As minister of the economy under Hollande, Macron was responsible for many of the economic policies that made Hollande the least popular president in French history. Hollande ran on fervent socialist policies, including further protections for workers and exorbitant taxes on the wealthy. When those policies failed to produce positive results in the economy, he turned to Macron’s traditional conservative economic strategies, like reducing regulations. The French voters who had supported Hollande were less than pleased. Things got so bad for Hollande that, in an unprecedented move, he decided not to run for re-election.

The Hollande experiment gives us an idea of how the French will respond to Macron’s proposed economic policies, which include doing away with employer restrictions on firings and further reducing regulations. Such policies certainly won’t please France’s working class or the strike-happy unions that have long held sway over Paris. Case in point: one of France’s largest trade unions is already calling for demonstrations on Monday against “liberal” economic policies.

If Macron is an unpopular president, whether based on his economics, his pro-European Union views, or his untested response to terrorism, he could be the catalyst for France finally to embrace the National Front—something more than a third of the country evidently already does.

In her speech Sunday night, Le Pen said that the National Front will be “profoundly transformed” and will become the “main force of opposition” to Macron. If she’s capable of doing that, of changing the party’s image even more than she has in the past few years, we could see a National Front in five years positioned to take power with a popular mandate.

Take Great Care, Emmanuel Macron

The National Front won more votes in the second round than it has in any previous election. Although it wasn’t nearly enough to clinch the presidency, it indicates a profound change in the feelings and attitudes of French voters nervous about the EU, mass migration, and a persistently stagnant economy. It also shows that the National Front can rally support and make progress beyond its traditional nationalist base, which could spell trouble for the French establishment five years down the road.

But the only way all this would be possible is if Macron’s presidency is deeply unpopular.
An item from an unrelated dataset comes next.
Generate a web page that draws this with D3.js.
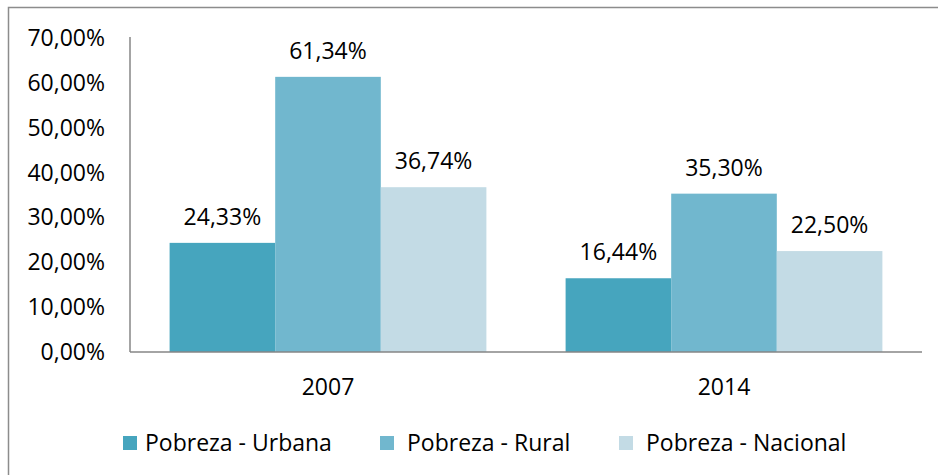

Macron said Sunday night, “The task that awaits us is immense,” and he pledged to, “fight with all my might against the division that is eating away” at France and heal the country’s “anxiety and doubt”.

These promises to fight against divisiveness and be the man who will lead France forward into a new historic era strongly echoe former U.S. president Barack Obama. They smack of hope and change. Macron’s Twitter account told people Sunday night that they had chosen “audacity.”

If Macron governs like Obama, as a divisive leader who presides over an economic slump, he will leave office in five years with an electorate ready to swing in an unpredictable direction.